▸ OBJECTIVE:
Do not copy the pictures; transcribe all other material exactly.

▸ DATA EXCERPT:
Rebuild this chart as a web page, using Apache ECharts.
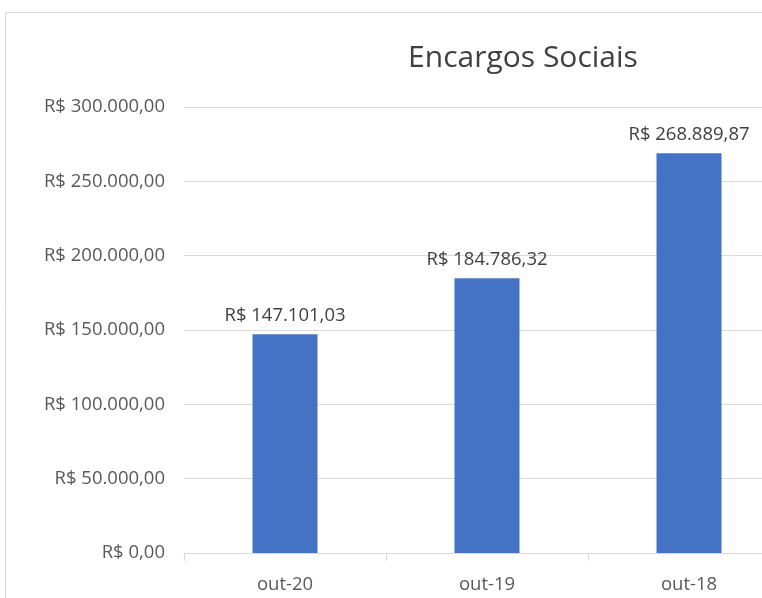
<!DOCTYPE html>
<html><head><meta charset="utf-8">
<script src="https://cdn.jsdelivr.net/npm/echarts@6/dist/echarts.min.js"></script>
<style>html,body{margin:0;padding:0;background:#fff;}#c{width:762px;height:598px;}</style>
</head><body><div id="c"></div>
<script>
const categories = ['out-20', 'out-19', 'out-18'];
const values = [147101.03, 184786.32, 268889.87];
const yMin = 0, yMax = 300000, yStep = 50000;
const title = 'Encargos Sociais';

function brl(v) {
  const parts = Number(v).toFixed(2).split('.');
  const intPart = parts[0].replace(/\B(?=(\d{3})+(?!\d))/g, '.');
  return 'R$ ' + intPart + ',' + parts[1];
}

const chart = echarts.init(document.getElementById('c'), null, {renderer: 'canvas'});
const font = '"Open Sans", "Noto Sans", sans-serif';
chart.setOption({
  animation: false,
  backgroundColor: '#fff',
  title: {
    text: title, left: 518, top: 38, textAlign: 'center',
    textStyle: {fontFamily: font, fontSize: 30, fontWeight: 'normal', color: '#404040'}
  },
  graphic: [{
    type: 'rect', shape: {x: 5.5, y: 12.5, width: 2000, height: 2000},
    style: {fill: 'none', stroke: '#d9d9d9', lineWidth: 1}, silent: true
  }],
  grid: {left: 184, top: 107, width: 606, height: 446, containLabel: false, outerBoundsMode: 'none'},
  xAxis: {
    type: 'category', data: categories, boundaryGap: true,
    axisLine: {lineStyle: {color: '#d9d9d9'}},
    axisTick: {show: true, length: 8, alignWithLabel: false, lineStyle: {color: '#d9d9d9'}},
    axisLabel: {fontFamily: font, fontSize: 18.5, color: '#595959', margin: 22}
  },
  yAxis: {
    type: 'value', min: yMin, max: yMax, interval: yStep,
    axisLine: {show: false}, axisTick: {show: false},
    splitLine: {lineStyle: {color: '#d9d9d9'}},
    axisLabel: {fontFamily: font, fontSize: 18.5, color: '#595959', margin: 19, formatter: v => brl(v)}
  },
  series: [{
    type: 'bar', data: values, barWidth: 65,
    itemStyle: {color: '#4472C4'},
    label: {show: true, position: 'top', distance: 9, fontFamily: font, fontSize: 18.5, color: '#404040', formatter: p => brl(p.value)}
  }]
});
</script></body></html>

▸ TASK RESULT:
Rebuild this chart as a web page, using Apache ECharts.
<!DOCTYPE html>
<html><head><meta charset="utf-8">
<script src="https://cdn.jsdelivr.net/npm/echarts@6/dist/echarts.min.js"></script>
<style>html,body{margin:0;padding:0;background:#fff;}#c{width:762px;height:598px;}</style>
</head><body><div id="c"></div>
<script>
const categories = ['out-20', 'out-19', 'out-18'];
const values = [147101.03, 184786.32, 268889.87];
const yMin = 0, yMax = 300000, yStep = 50000;
const title = 'Encargos Sociais';

function brl(v) {
  const parts = Number(v).toFixed(2).split('.');
  const intPart = parts[0].replace(/\B(?=(\d{3})+(?!\d))/g, '.');
  return 'R$ ' + intPart + ',' + parts[1];
}

const chart = echarts.init(document.getElementById('c'), null, {renderer: 'canvas'});
const font = '"Open Sans", "Noto Sans", sans-serif';
chart.setOption({
  animation: false,
  backgroundColor: '#fff',
  title: {
    text: title, left: 518, top: 38, textAlign: 'center',
    textStyle: {fontFamily: font, fontSize: 30, fontWeight: 'normal', color: '#404040'}
  },
  graphic: [{
    type: 'rect', shape: {x: 5.5, y: 12.5, width: 2000, height: 2000},
    style: {fill: 'none', stroke: '#d9d9d9', lineWidth: 1}, silent: true
  }],
  grid: {left: 184, top: 107, width: 606, height: 446, containLabel: false, outerBoundsMode: 'none'},
  xAxis: {
    type: 'category', data: categories, boundaryGap: true,
    axisLine: {lineStyle: {color: '#d9d9d9'}},
    axisTick: {show: true, length: 8, alignWithLabel: false, lineStyle: {color: '#d9d9d9'}},
    axisLabel: {fontFamily: font, fontSize: 18.5, color: '#595959', margin: 22}
  },
  yAxis: {
    type: 'value', min: yMin, max: yMax, interval: yStep,
    axisLine: {show: false}, axisTick: {show: false},
    splitLine: {lineStyle: {color: '#d9d9d9'}},
    axisLabel: {fontFamily: font, fontSize: 18.5, color: '#595959', margin: 19, formatter: v => brl(v)}
  },
  series: [{
    type: 'bar', data: values, barWidth: 65,
    itemStyle: {color: '#4472C4'},
    label: {show: true, position: 'top', distance: 9, fontFamily: font, fontSize: 18.5, color: '#404040', formatter: p => brl(p.value)}
  }]
});
</script></body></html>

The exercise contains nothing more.